To have a contemplative heart is, frankly, to have the ability to come to a deep love and relationship with Christ in the midst of the material world. All have this to some extent, but most never reach the full potential of contemplation. If one loves Christ, then his charity is constantly growing and spreading. He loves all persons for the sake of Christ, and will easily come to the point where he would give his life to bring good to any person... whether he knows them or not, whether they are friend or foe, he longs to save their souls. This is the most beautiful form of love, and the only form of love which reflects the love which Christ showed in His Passion.

Because the contemplative heart has such an awareness of the spiritual world, it pines for a heavenly atmosphere. Such a heart longs to be alone with Christ, as in a monastery, and seeks perpetual prayer. But, as I have already noted, not all contemplative hearts are meant for cloisters. The thirst for contemplation can be realized in the world through a living prayer life. The contemplative heart will not be satisfied until it rests in Christ in heaven, but it will find fulfillment by "praying unceasingly." In work, play, etc. such a heart can still find God by offering its every action and dedication to Him and with Him and for love of Him.

By recognizing and responding to spiritual presence, the contemplative heart finds consolation during daily activities. The omnipresence of God, the consideration of the saints, and the guidance of the angels provides a constant oasis to which the heart may retreat in any difficulty. Many contemplative hearts can be distinguished by their habit to call upon God's name in faith several times per day, even per hour.

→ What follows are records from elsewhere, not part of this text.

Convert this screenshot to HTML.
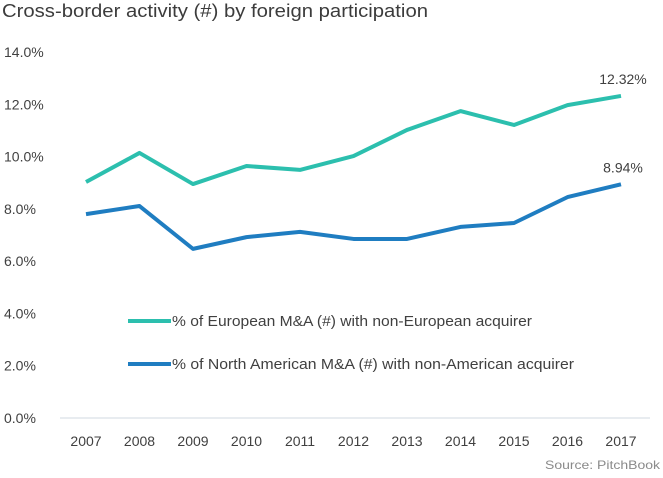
<!DOCTYPE html>
<html><head><meta charset="utf-8"><style>
body{margin:0;background:#fff;font-family:"Liberation Sans",sans-serif;}
svg text{font-family:"Liberation Sans",sans-serif;}
</style></head><body>
<svg width="663" height="473">
<text x="2" y="17" font-size="18" fill="#3c3c3c" textLength="426" lengthAdjust="spacingAndGlyphs">Cross-border activity (#) by foreign participation</text>
<g id="yaxis"></g>
<g id="xaxis"></g>
<line x1="60" x2="650" y1="418" y2="418" stroke="#d0d8e0" stroke-width="1"/>
<g id="series"></g>
<g>
<line x1="128" x2="171" y1="321" y2="321" stroke="#2cbfae" stroke-width="4"/>
<text x="172" y="326" font-size="15" fill="#404040" textLength="360" lengthAdjust="spacingAndGlyphs">% of European M&amp;A (#) with non-European acquirer</text>
<line x1="128" x2="171" y1="364" y2="364" stroke="#1f7dc1" stroke-width="4"/>
<text x="172" y="369" font-size="15" fill="#404040" textLength="402" lengthAdjust="spacingAndGlyphs">% of North American M&amp;A (#) with non-American acquirer</text>
</g>
<text x="660" y="469" font-size="12" fill="#8a8a8a" text-anchor="end" textLength="115" lengthAdjust="spacingAndGlyphs">Source: PitchBook</text>
</svg>
<script>
const years=["2007","2008","2009","2010","2011","2012","2013","2014","2015","2016","2017"];
const europe=[9.03,10.14,8.95,9.64,9.49,10.02,11.02,11.74,11.21,11.97,12.32];
const northAmerica=[7.8,8.11,6.47,6.92,7.12,6.85,6.85,7.31,7.46,8.45,8.94];
const yTicks=[0,2,4,6,8,10,12,14];
const NS="http://www.w3.org/2000/svg";
const x=i=>86+i*53.5;
const y=v=>418-v*26.14;
function mk(t,a,p){const e=document.createElementNS(NS,t);for(const k in a)e.setAttribute(k,a[k]);p.appendChild(e);return e;}
const ya=document.getElementById('yaxis');
yTicks.forEach(v=>{const t=mk('text',{x:4,y:y(v)+5,'font-size':14,fill:'#404040'},ya);t.textContent=v.toFixed(1)+'%';

});
const xa=document.getElementById('xaxis');
years.forEach((yr,i)=>{const t=mk('text',{x:x(i),y:446,'font-size':14,fill:'#404040','text-anchor':'middle'},xa);t.textContent=yr;

});
const s=document.getElementById('series');
function line(d,c,name){const p=mk('polyline',{points:d.map((v,i)=>x(i)+','+y(v)).join(' '),fill:'none',stroke:c,'stroke-width':4,'stroke-linejoin':'round'},s);


const l=mk('text',{x:x(d.length-1)+2,y:y(d[d.length-1])-12,'font-size':14,fill:'#404040','text-anchor':'middle'},s);
l.textContent=d[d.length-1].toFixed(2)+'%';

}
line(europe,'#2cbfae','europe-line');
line(northAmerica,'#1f7dc1','north-america-line');
</script>
</body></html>
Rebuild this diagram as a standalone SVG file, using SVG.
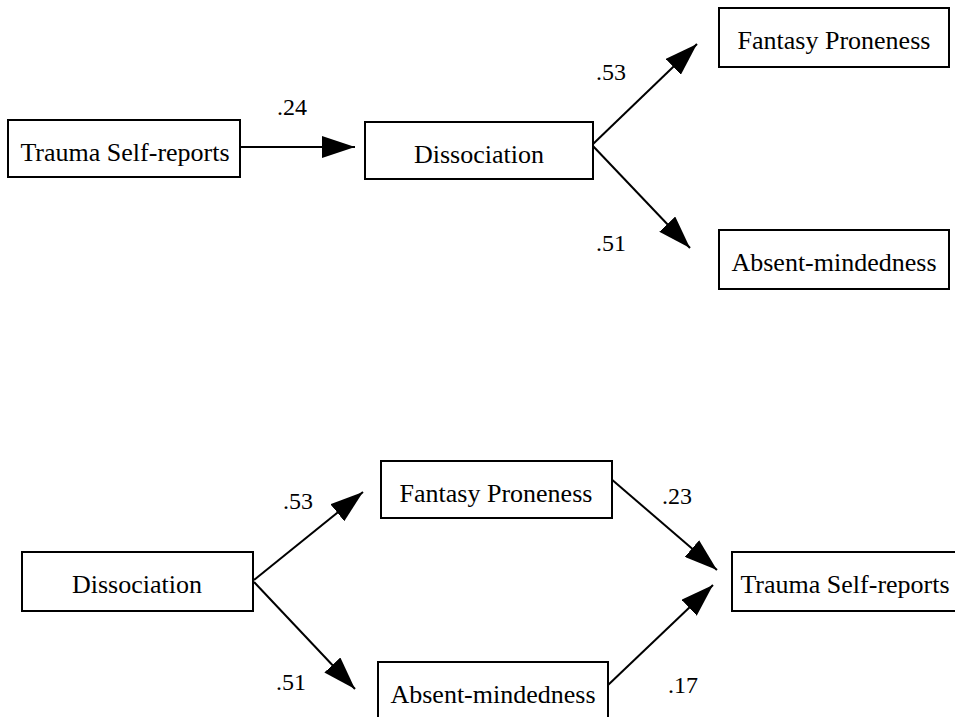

The contemplative heart will, as I mentioned before, habitually follow the beatitudes. It will constantly strive to radiate Christ's love and goodness through example, and perform many acts of kindness out of charity. Such a heart will seek to connect itself intimately with saints and devotionals, and actively seek holiness. It will recognize the grace that is in the sacraments, and seek them out and receive them often with the intention of being filled with this grace. It will also strive to learn more about Jesus through study and attention to revelation, hoping to, in this way, enhance its spiritual understanding of God. No heart rests until it rests in Christ, so it is important for all souls to seek prayer and intimacy with Christ, but some have an even greater insatiable thirst to hold Christ within them. As you pursue your vocation, examine your own heart... are you called to the greater heights of contemplation?